The single largest tax exemption in Louisiana is the federal income tax deduction that benefits every person who pays taxes in Louisiana, totaling more than $1 billion annually. Only a handful of states in the country authorize this deduction, which is protected in Louisiana’s Constitution.
The Louisiana state budget is $9 billion larger today than it was 10 years ago. The judicial and legislative budgets, in particular, have grown in double-digit percentages in recent years.
Surprisingly, there has been little discussion of implementing some level of spending reductions in these areas that could help the state resolve its deficit.
Louisiana’s annual state pension costs have increased 80 percent and our teacher pension costs have gone up 124 percent over the last decade. These increased costs continue to place an intense cost burden on the budget of Louisiana’s elementary, secondary and post-secondary schools, though no serious effort is being made to help contain these costs and increase the percentage of dollars that flow through to our classrooms.

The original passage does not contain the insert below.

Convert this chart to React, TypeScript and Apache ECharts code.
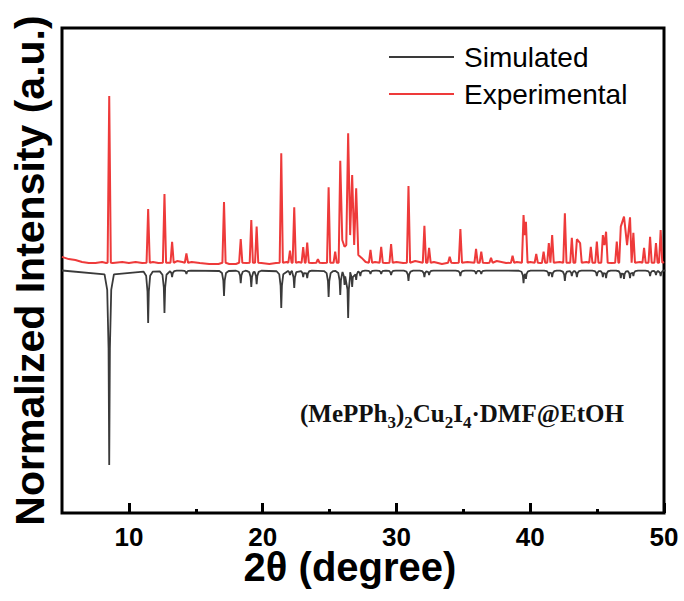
import React, { useEffect, useRef } from "react";
import * as echarts from "echarts";

// ---- axis / ticks ----
const X_MIN = 5;
const X_MAX = 50;
const Y_MIN = -100;
const Y_MAX = 100;
const xMajorTicks = [10, 20, 30, 40, 50];
const xMinorTicks = [15, 25, 35, 45];

// ---- experimental pattern (red, offset above) ----
const EXP_BASE = 3.2;
const expPeakPos = [8.53, 11.44, 12.66, 13.23, 14.3, 17.11, 18.36, 19.15, 19.55, 21.39, 22.04, 22.36, 23.03, 23.33, 24.13, 24.93, 25.42, 25.8, 26.12, 26.39, 26.69, 26.99, 28.06, 28.86, 29.6, 30.9, 32.09, 32.44, 33.98, 34.78, 35.95, 36.34, 37.07, 38.68, 39.5, 39.68, 40.45, 41.0, 41.39, 41.64, 42.59, 43.11, 43.49, 43.73, 44.53, 44.98, 45.43, 45.67, 46.47, 46.77, 47.01, 47.46, 47.71, 48.51, 48.96, 49.4, 49.75];
const expPeakTop = [72.0, 25.4, 31.5, 11.8, 7.0, 28.2, 13.0, 20.8, 18.1, 48.3, 8.2, 26.1, 9.7, 11.5, 4.7, 34.3, 7.8, 45.2, 9.8, 56.6, 39.4, 33.9, 8.5, 9.8, 10.9, 34.8, 18.4, 9.3, 5.7, 17.1, 8.9, 7.8, 5.2, 6.1, 22.9, 20.1, 6.8, 7.8, 11.3, 14.6, 23.6, 13.5, 12.9, 11.3, 9.8, 11.9, 14.6, 16.0, 11.9, 18.1, 22.2, 21.9, 15.5, 9.3, 13.9, 11.3, 16.7];
const expValleyPos = [25.95, 26.25, 26.54, 26.84, 27.15, 39.59, 45.55, 47.24];
const expValleyVal = [12.6, 10.5, 14.6, 10.5, 6.4, 14.6, 10.5, 10.5];
const expBasePos = [5.0, 5.5, 6.0, 6.5, 7.0, 7.5, 8.0, 8.3, 8.8, 9.5, 10.0, 10.5, 11.0, 11.8, 12.2, 13.6, 14.0, 14.7, 15.3, 16.0, 16.7, 17.5, 18.0, 18.8, 19.9, 20.5, 21.0, 21.8, 22.7, 23.7, 24.5, 27.4, 27.7, 28.4, 29.2, 30.0, 30.5, 31.4, 32.8, 33.4, 34.3, 35.3, 36.8, 37.5, 38.2, 39.0, 40.0, 40.8, 42.2, 44.2, 46.1, 48.2, 49.2, 50.0];
const expBaseVal = [5.6, 4.7, 4.3, 3.5, 3.1, 3.1, 3.5, 3.1, 3.1, 3.5, 3.1, 3.5, 3.1, 3.5, 3.1, 3.9, 3.5, 3.5, 3.1, 2.7, 2.7, 2.7, 2.7, 3.1, 3.1, 2.7, 3.1, 3.5, 3.5, 3.1, 3.1, 5.2, 3.5, 3.5, 3.1, 3.5, 3.1, 3.9, 3.5, 2.7, 3.1, 3.5, 3.1, 3.9, 3.1, 3.5, 3.5, 3.1, 3.5, 3.5, 3.1, 3.5, 3.5, 3.5];

// ---- simulated pattern (black, inverted) ----
const simPeakPos = [8.53, 11.44, 12.66, 13.23, 14.3, 17.11, 18.36, 19.15, 19.55, 21.39, 22.04, 22.36, 23.03, 23.33, 24.93, 25.8, 26.12, 26.39, 26.69, 26.99, 27.3, 28.06, 28.86, 29.6, 30.9, 32.09, 32.44, 34.78, 35.95, 36.34, 39.5, 39.68, 41.39, 41.64, 42.59, 43.11, 43.49, 44.98, 45.43, 45.67, 46.77, 47.01, 47.46, 47.71, 48.96, 49.4, 49.75];
const simPeakDepth = [80.2, 21.6, 17.5, 2.7, 1.4, 10.5, 5.2, 6.8, 5.6, 15.5, 1.9, 7.2, 2.7, 3.1, 10.9, 10.1, 6.0, 19.6, 6.8, 3.9, 2.3, 1.4, 1.4, 1.9, 4.3, 2.7, 1.9, 2.3, 1.4, 1.4, 5.2, 3.5, 2.3, 2.7, 4.3, 2.3, 2.7, 2.3, 2.7, 3.1, 3.1, 3.5, 3.1, 2.3, 2.3, 1.9, 2.3];

// peak profile shapes (offset in degrees, fraction of peak height)
const expShapeOffset = [-0.12, 0.12];
const simShapeOffset = [-0.35, -0.15, -0.05, 0.05, 0.15, 0.35];
const simShapeFrac = [0.02, 0.1, 0.4, 0.4, 0.1, 0.02];

function buildExperimental(): number[][] {
  const anchors = [...expPeakPos, ...expValleyPos];
  const pts: number[][] = [];
  expPeakPos.forEach((p, i) => {
    pts.push([p, expPeakTop[i]]);
    expShapeOffset.forEach((o) => {
      const x = p + o;
      const clash = anchors.some((a) => a !== p && Math.abs(x - a) <= Math.abs(o));
      if (!clash) pts.push([x, EXP_BASE]);
    });
  });
  expValleyPos.forEach((v, i) => pts.push([v, expValleyVal[i]]));
  expBasePos.forEach((b, i) => {
    if (!anchors.some((a) => Math.abs(b - a) < 0.2)) pts.push([b, expBaseVal[i]]);
  });
  pts.sort((a, b) => a[0] - b[0]);
  return pts;
}

function buildSimulated(): number[][] {
  const pts: number[][] = [[X_MIN, 0], [X_MAX, 0]];
  simPeakPos.forEach((p, i) => {
    pts.push([p, -simPeakDepth[i]]);
    simShapeOffset.forEach((o, k) => {
      const x = p + o;
      const clash = simPeakPos.some((a) => a !== p && Math.abs(x - a) <= Math.abs(o));
      if (!clash) pts.push([x, -simPeakDepth[i] * simShapeFrac[k]]);
    });
  });
  pts.sort((a, b) => a[0] - b[0]);
  return pts;
}

const SANS = '"Liberation Sans", Arial, Helvetica, sans-serif';
const SERIF = '"Liberation Serif", "Times New Roman", serif';

const GRID_RECT = { left: 62, right: 20, top: 28, bottom: 88 };
const PLOT_HEIGHT_PX = 601 - GRID_RECT.top - GRID_RECT.bottom;
const MAJOR_TICK_PX = 10;

// major tick marks (inside, at the bottom frame), placed in data coordinates
const majorTickLen = (MAJOR_TICK_PX * (Y_MAX - Y_MIN)) / PLOT_HEIGHT_PX;
const majorTickLines = xMajorTicks.map((v) => [
  { coord: [v, Y_MIN] },
  { coord: [v, Y_MIN + majorTickLen] },
]);

export default function App() {
  const ref = useRef<HTMLDivElement>(null);
  useEffect(() => {
    if (!ref.current) return;
    const chart = echarts.init(ref.current, undefined, { renderer: "svg" });
    const option = {
      animation: false,
      backgroundColor: "#ffffff",
      grid: {
        ...GRID_RECT,
        show: true,
        borderColor: "#000",
        borderWidth: 3,
        backgroundColor: "transparent",
      },
      legend: {
        data: ["Simulated", "Experimental"],
        orient: "vertical",
        left: 389,
        top: 43,
        padding: 0,
        itemWidth: 65,
        itemHeight: 2,
        itemGap: 9,
        icon: "rect",
        selectedMode: false,
        textStyle: {
          fontSize: 28,
          fontFamily: SANS,
          color: "#000",
          lineHeight: 28,
          padding: [0, 0, 0, 5],
        },
      },
      xAxis: [
        {
          type: "value",
          position: "bottom",
          min: X_MIN,
          max: X_MAX,
          name: "2θ (degree)",
          nameLocation: "middle",
          nameGap: 34,
          nameMoveOverlap: false,
          nameTextStyle: {
            fontSize: 40,
            fontWeight: "bold",
            fontFamily: SANS,
            color: "#000",
            padding: [0, 26, 0, 0],
          },
          axisLine: { show: false, onZero: false },
          splitLine: { show: false },
          axisTick: { show: false },
          axisLabel: {
            show: true,
            customValues: xMajorTicks,
            margin: 11,
            fontSize: 26,
            lineHeight: 26,
            fontWeight: "bold",
            fontFamily: SANS,
            color: "#000",
          },
        },
        {
          type: "value",
          position: "bottom",
          min: X_MIN,
          max: X_MAX,
          axisLine: { show: false, onZero: false },
          splitLine: { show: false },
          axisLabel: { show: false },
          axisTick: {
            show: true,
            inside: true,
            length: 4,
            customValues: xMinorTicks,
            lineStyle: { color: "#000", width: 3 },
          },
        },
      ],
      yAxis: {
        type: "value",
        min: Y_MIN,
        max: Y_MAX,
        name: "Normalized Intensity (a.u.)",
        nameLocation: "middle",
        nameGap: 12,
        nameTextStyle: {
          fontSize: 41,
          fontWeight: "bold",
          fontFamily: SANS,
          color: "#000",
        },
        axisLine: { show: false },
        axisTick: { show: false },
        axisLabel: { show: false },
        splitLine: { show: false },
      },
      graphic: [
        {
          type: "text",
          left: 300,
          top: 401,
          z: 10,
          style: {
            text: "{m|(MePPh}{s|3}{m|)}{s|2}{m|Cu}{s|2}{m|I}{s|4}{m|·DMF@EtOH}",
            fill: "#111",
            fontSize: 25,
            fontWeight: "bold",
            fontFamily: SERIF,
            rich: {
              m: { fontSize: 25, fontWeight: "bold", fontFamily: SERIF, lineHeight: 34, fill: "#111" },
              s: { fontSize: 17, fontWeight: "bold", fontFamily: SERIF, lineHeight: 17, verticalAlign: "bottom", fill: "#111" },
            },
          },
        },
      ],
      series: [
        {
          name: "Experimental",
          type: "line",
          xAxisIndex: 0,
          yAxisIndex: 0,
          data: buildExperimental(),
          showSymbol: false,
          symbol: "none",
          color: "#ee3a3a",
          lineStyle: { color: "#ee3a3a", width: 2 },
          z: 3,
        },
        {
          name: "Simulated",
          type: "line",
          xAxisIndex: 0,
          yAxisIndex: 0,
          data: buildSimulated(),
          showSymbol: false,
          symbol: "none",
          color: "#3a3a3a",
          lineStyle: { color: "#3a3a3a", width: 1.8 },
          z: 2,
          markLine: {
            silent: true,
            symbol: ["none", "none"],
            label: { show: false },
            emphasis: { disabled: true },
            lineStyle: { color: "#000", width: 3, type: "solid" },
            data: majorTickLines,
          },
        },
      ],
    };
    chart.setOption(option as any);
    return () => chart.dispose();
  }, []);
  return (
    <div
      ref={ref}
      style={{ position: "fixed", left: 0, top: 0, width: 684, height: 601, background: "#fff" }}
    />
  );
}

We must take comprehensive and impactful steps to improve our higher education system, including stabilized funding, increased autonomy, greater scrutiny of low performing programs that are out of line with our workforce needs and bureaucratic efficiencies to make it more competitive. The lack of financial autonomy for higher education was a key component of the recent credit downgrade by Moody’s.
There are roughly $1.3 billion in general fund dollars locked up in non-constitutional, non-fiduciary funds in our state budget. There has been no real interest by the Legislature thus far to analyze these funds and determine which are no longer necessary and which can by eliminated in favor of freeing up dollars for higher education and health care.
Without a doubt, our budget shortfalls require serious proposals this year, with an eye toward a more thorough fundamental budget and tax reform effort next year. As this multi-step effort unfolds to address the needs of government, let’s hope our elected officials also remember to protect the growth of the private sector and the needs of the taxpayers just as much.